Jancsó en una foto del 2012.

Jancsó no solo fue el visionario que desafió desde sus “obras históricas” el irracional socialismo soviético que asfixiaba a su país. Fue también el esteta de la visualidad en el cine húngaro. Un artífice de la coreografía, los cuerpos desnudos y la fascinación por el placer.

Nadie como él presentó la desnudez humana en el cine con tanto candor, desenfado y veneración, con un sentido primigenio de la identidad corporal. De ahí las acusaciones de “formalista” y “ajeno a los intereses del pueblo” endilgadas por los estetas del realismo socialista que intentó, sin suerte, apropiarse del hálito creador de los cineastas húngaros.

Solo gracias a esa estilización visual y a cierto hermetismo de sus metáforas se explica que varias películas de Jancsó ocuparan las pantallas cubanas de la década de los 60, favorecidas por la política de exhibición que Alfredo Guevara promovió desde el ICAIC, pensándolas desde la perspectiva de las élites artísticas, y no en sus efectos sacrílegos respecto a la “nueva sociedad socialista”.

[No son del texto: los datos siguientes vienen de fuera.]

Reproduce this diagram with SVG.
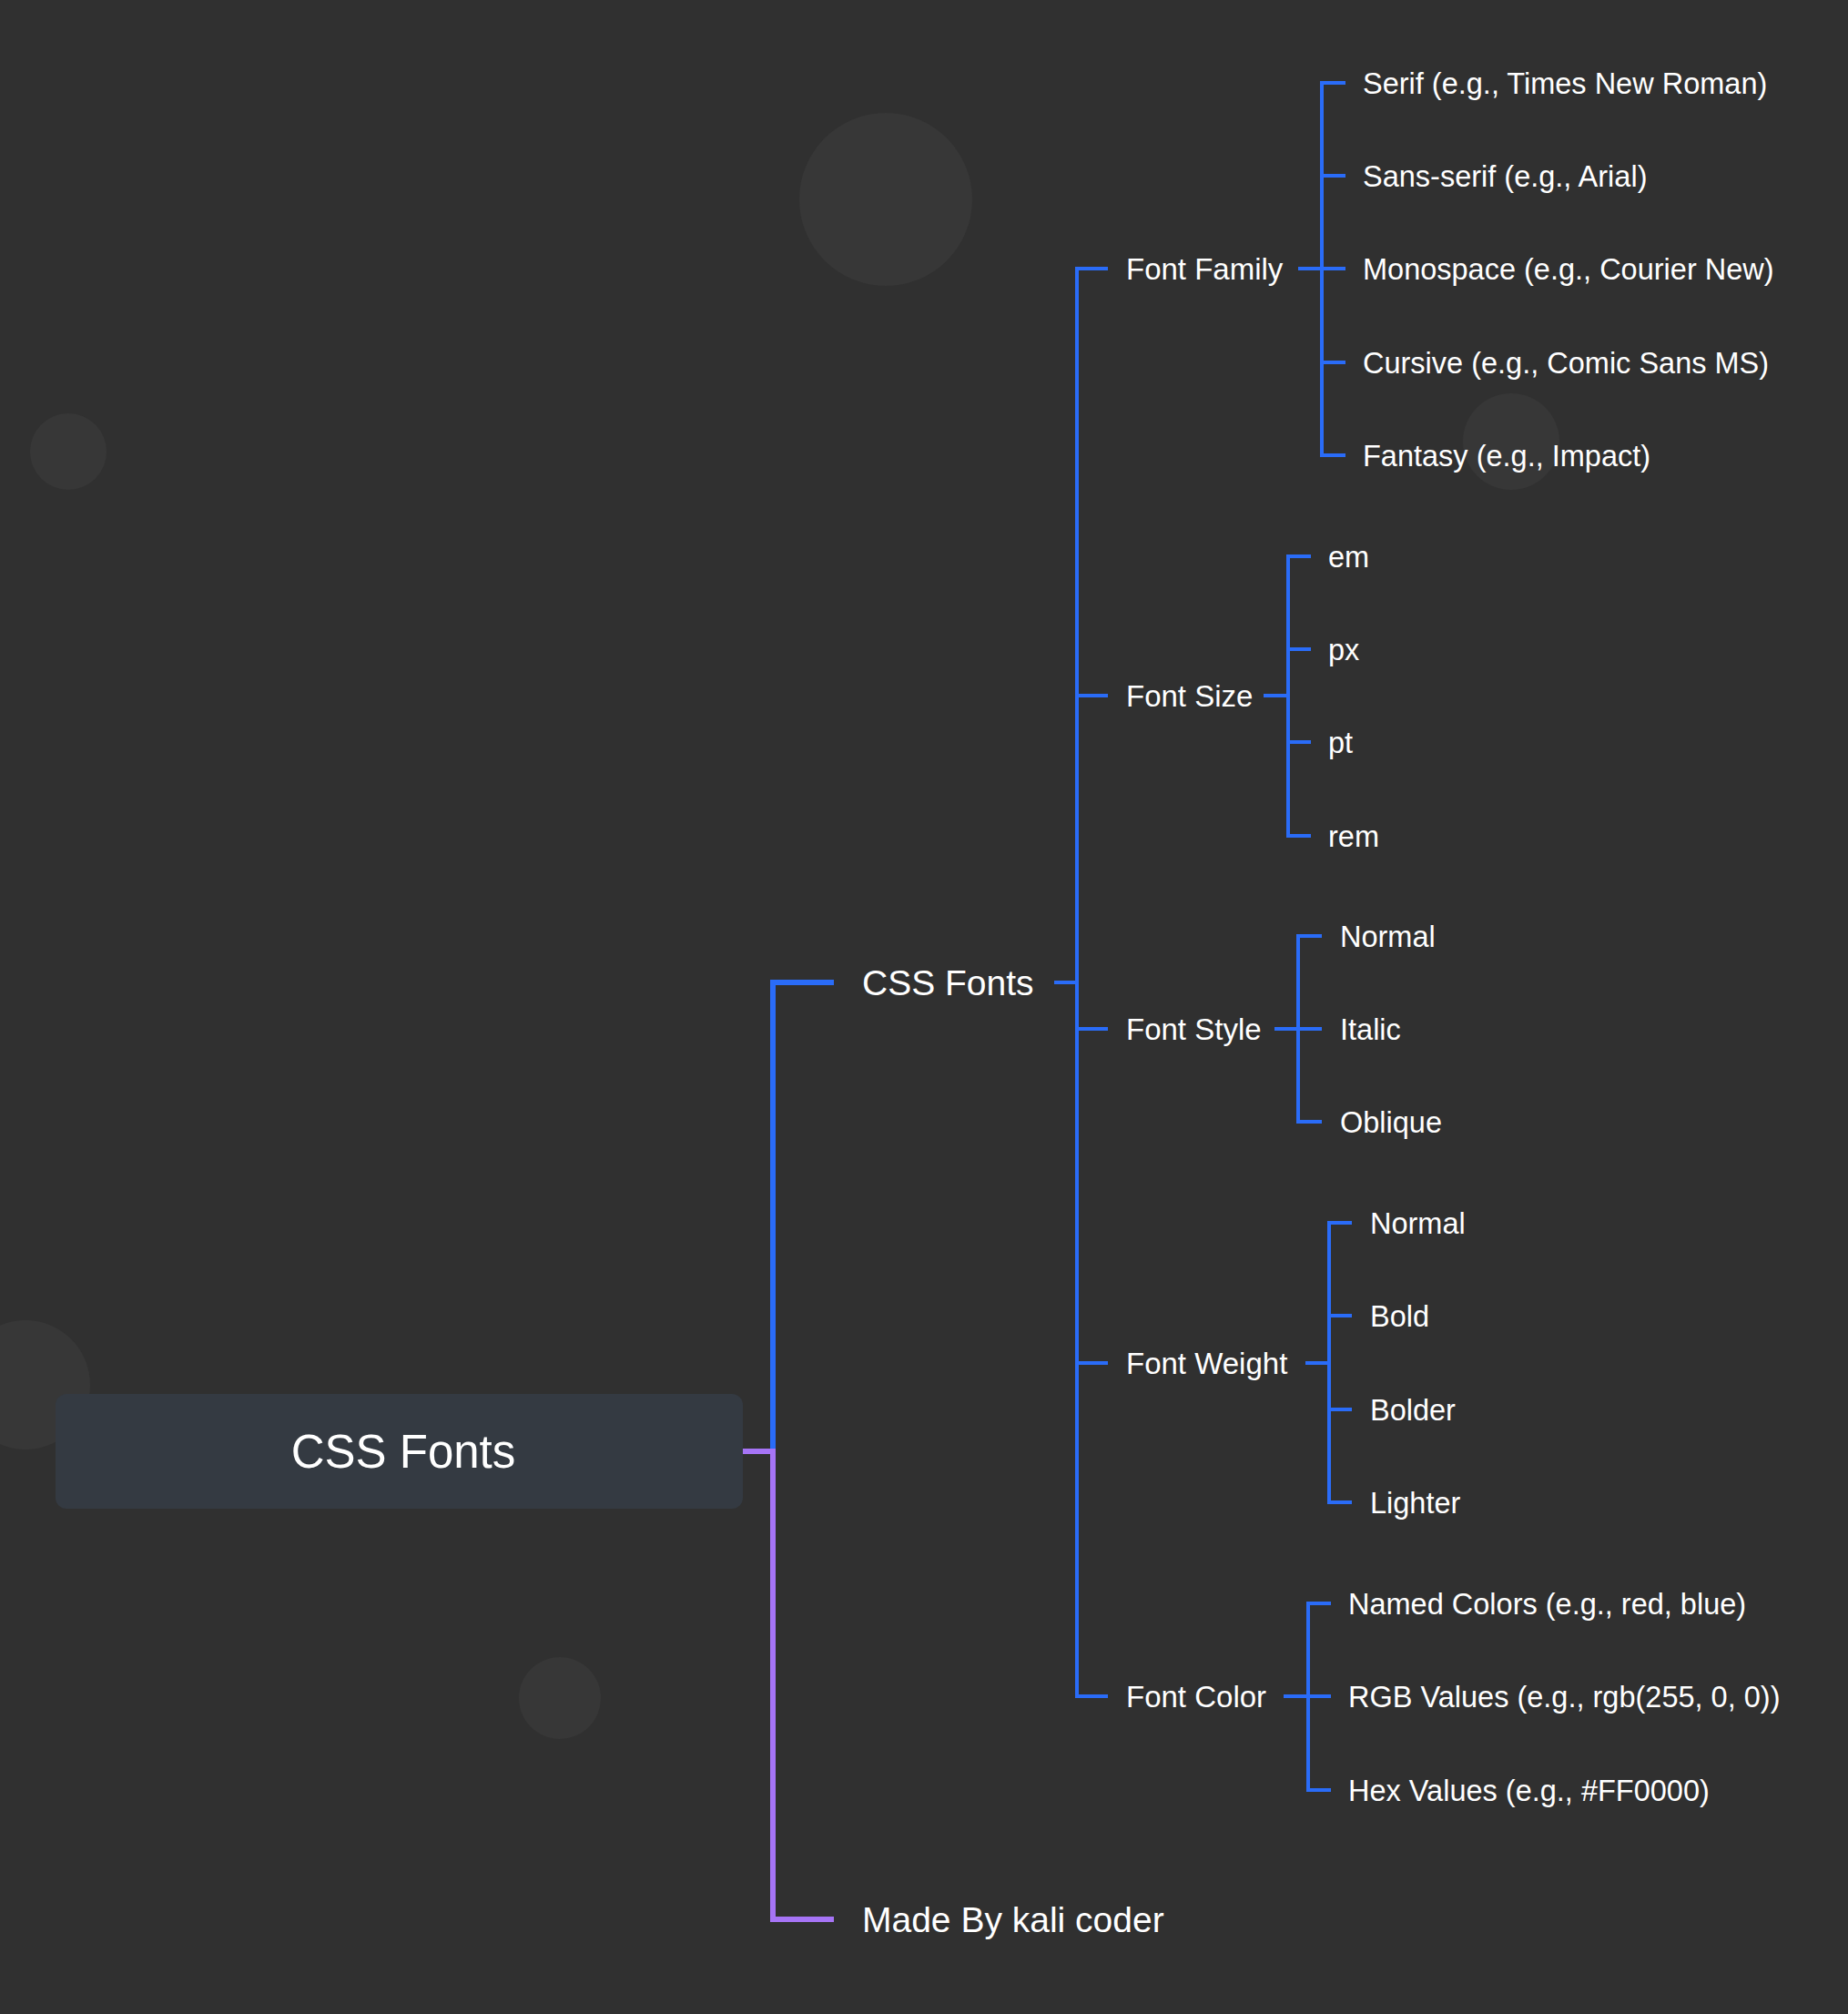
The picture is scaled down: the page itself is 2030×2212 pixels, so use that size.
<svg xmlns="http://www.w3.org/2000/svg" width="2030" height="2212" viewBox="0 0 2030 2212">
<style>
text{font-family:"Liberation Sans",Arial,sans-serif;fill:#ffffff}
.t1{font-size:51px}
.t2{font-size:39px}
.t3{font-size:33px}
.t4{font-size:32.5px}
.blue{stroke:#2a6cf8;fill:none;stroke-width:4}
.thick{stroke-width:6}
.purple{stroke:#a674f6;fill:none;stroke-width:6}
.deco{fill:#373737}
</style>
<rect width="2030" height="2212" fill="#303030"/>
<g id="decor">
<circle class="deco" cx="973" cy="219" r="95"/>
<circle class="deco" cx="75" cy="496" r="42"/>
<circle class="deco" cx="1660" cy="485" r="53"/>
<circle class="deco" cx="28" cy="1521" r="71"/>
<circle class="deco" cx="615" cy="1865" r="45"/>
</g>
<g id="connectors">
<path class="blue thick" d="M849,1594 V1079 H916"/>
<path class="purple" d="M816,1594 H849 V2108 H916"/>
<path class="blue" d="M1158,1079 H1183"/>
<path class="blue" d="M1217,295 H1183 V1863 H1217 M1183,764 H1217 M1183,1130 H1217 M1183,1497 H1217"/>
<path class="blue" d="M1426,295 H1478 M1478,91 H1452 V500 H1478 M1452,193 H1478 M1452,398 H1478"/>
<path class="blue" d="M1388,764 H1415 M1440,611 H1415 V918 H1440 M1415,713 H1440 M1415,815 H1440"/>
<path class="blue" d="M1400,1130 H1452 M1452,1028 H1426 V1232 H1452"/>
<path class="blue" d="M1434,1497 H1460 M1485,1343 H1460 V1650 H1485 M1460,1445 H1485 M1460,1548 H1485"/>
<path class="blue" d="M1410,1863 H1462 M1462,1761 H1437 V1966 H1462"/>
</g>
<g id="root">
<rect x="61" y="1531" width="755" height="126" rx="12" fill="#343a42"/>
<text class="t1" x="443" y="1612" text-anchor="middle">CSS Fonts</text>
</g>
<g id="css-fonts"><text class="t2" x="947" y="1093">CSS Fonts</text></g>
<g id="made-by"><text class="t2" x="947" y="2122">Made By kali coder</text></g>
<g id="font-family"><text class="t3" x="1237" y="307">Font Family</text></g>
<g id="ff-serif"><text class="t4" x="1497" y="103">Serif (e.g., Times New Roman)</text></g>
<g id="ff-sans"><text class="t4" x="1497" y="205">Sans-serif (e.g., Arial)</text></g>
<g id="ff-mono"><text class="t4" x="1497" y="307">Monospace (e.g., Courier New)</text></g>
<g id="ff-cursive"><text class="t4" x="1497" y="410">Cursive (e.g., Comic Sans MS)</text></g>
<g id="ff-fantasy"><text class="t4" x="1497" y="512">Fantasy (e.g., Impact)</text></g>
<g id="font-size"><text class="t3" x="1237" y="776">Font Size</text></g>
<g id="fs-em"><text class="t4" x="1459" y="623">em</text></g>
<g id="fs-px"><text class="t4" x="1459" y="725">px</text></g>
<g id="fs-pt"><text class="t4" x="1459" y="827">pt</text></g>
<g id="fs-rem"><text class="t4" x="1459" y="930">rem</text></g>
<g id="font-style"><text class="t3" x="1237" y="1142">Font Style</text></g>
<g id="fst-normal"><text class="t4" x="1472" y="1040">Normal</text></g>
<g id="fst-italic"><text class="t4" x="1472" y="1142">Italic</text></g>
<g id="fst-oblique"><text class="t4" x="1472" y="1244">Oblique</text></g>
<g id="font-weight"><text class="t3" x="1237" y="1509">Font Weight</text></g>
<g id="fw-normal"><text class="t4" x="1505" y="1355">Normal</text></g>
<g id="fw-bold"><text class="t4" x="1505" y="1457">Bold</text></g>
<g id="fw-bolder"><text class="t4" x="1505" y="1560">Bolder</text></g>
<g id="fw-lighter"><text class="t4" x="1505" y="1662">Lighter</text></g>
<g id="font-color"><text class="t3" x="1237" y="1875">Font Color</text></g>
<g id="fc-named"><text class="t4" x="1481" y="1773">Named Colors (e.g., red, blue)</text></g>
<g id="fc-rgb"><text class="t4" x="1481" y="1875">RGB Values (e.g., rgb(255, 0, 0))</text></g>
<g id="fc-hex"><text class="t4" x="1481" y="1978">Hex Values (e.g., #FF0000)</text></g>
</svg>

Fue así que hasta entrados los 70, el gran Jancsó entró en Cuba con títulos memorables como Los rojos y los blancos, Salmo Rojo, Agnus Dei y Silencio y Clamor, verdaderos espectáculos de plasticidad y fruición para el espectador.

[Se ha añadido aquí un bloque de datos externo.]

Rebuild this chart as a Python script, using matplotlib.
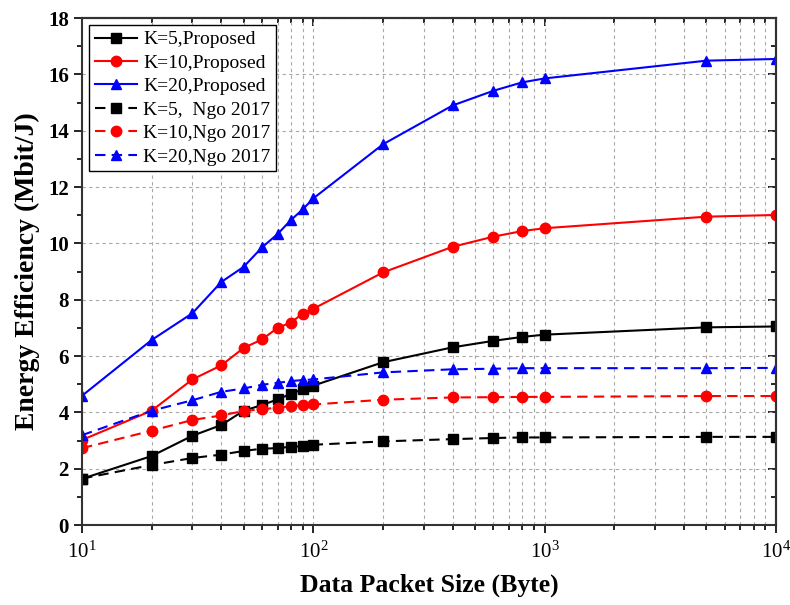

Años después vi Salmo Rojo en una función de la Cinemateca de Cuba y, en 1988, no quise perderme Vicios privados, virtudes públicas (1975), en un viaje al Festival de Cine de Cartagena, Colombia. Se trata de la menor de sus creaciones del llamado “ período italiano”, inspirada en el suicidio del heredero al trono austrohúngaro Rodolfo de Habsburgo y su amante, en 1889, pero con inconfundibles resonancias sobre la hora actual.

Una historia alucinante

No he vuelto a disfrutar desde entonces una película de Jancsó, aunque supe de otros filmes suyos posteriores como El corazón del tirano (1981), Estación de monstruos (1986), Dios camina hacia atrás (1990) y La linterna del Señor en Budapest (1999), una alucinante historia de enterradores, ambientada en la Budapest postcomunista.

Su muerte, ocurrida el pasado viernes, me ha remontado al recuerdo de una etapa de espectador cinematográfico en la que Jancsó,  su compatriota Itsvan Szabó, el ruso Andrei Tarkovski y el polaco Andrej Wajda figuraban en mi catálogo de preferencias y devociones más recurrentes.

Sin embargo, en una época en que el cine y el arte en general andan por otros senderos, y el periodismo se refocila en la banalización farandulera que trata de disfrazarse de “secciones de espectáculo y entretenimiento”, recordar el monumental legado de Jancsó parece estar fuera de onda, un acto ajeno a los intereses de los lectores cautivos de los estornudos de Justin Bieber y del último escándalo de Lindsay Lohan.

Cuando se va un hombre genial como Miklos Jancsó debería al menos hacerse justicia periodística –si es que las palabras crítica y periodismo conservan aún su pertinencia- con lo que realmente vale la pena en este mundo.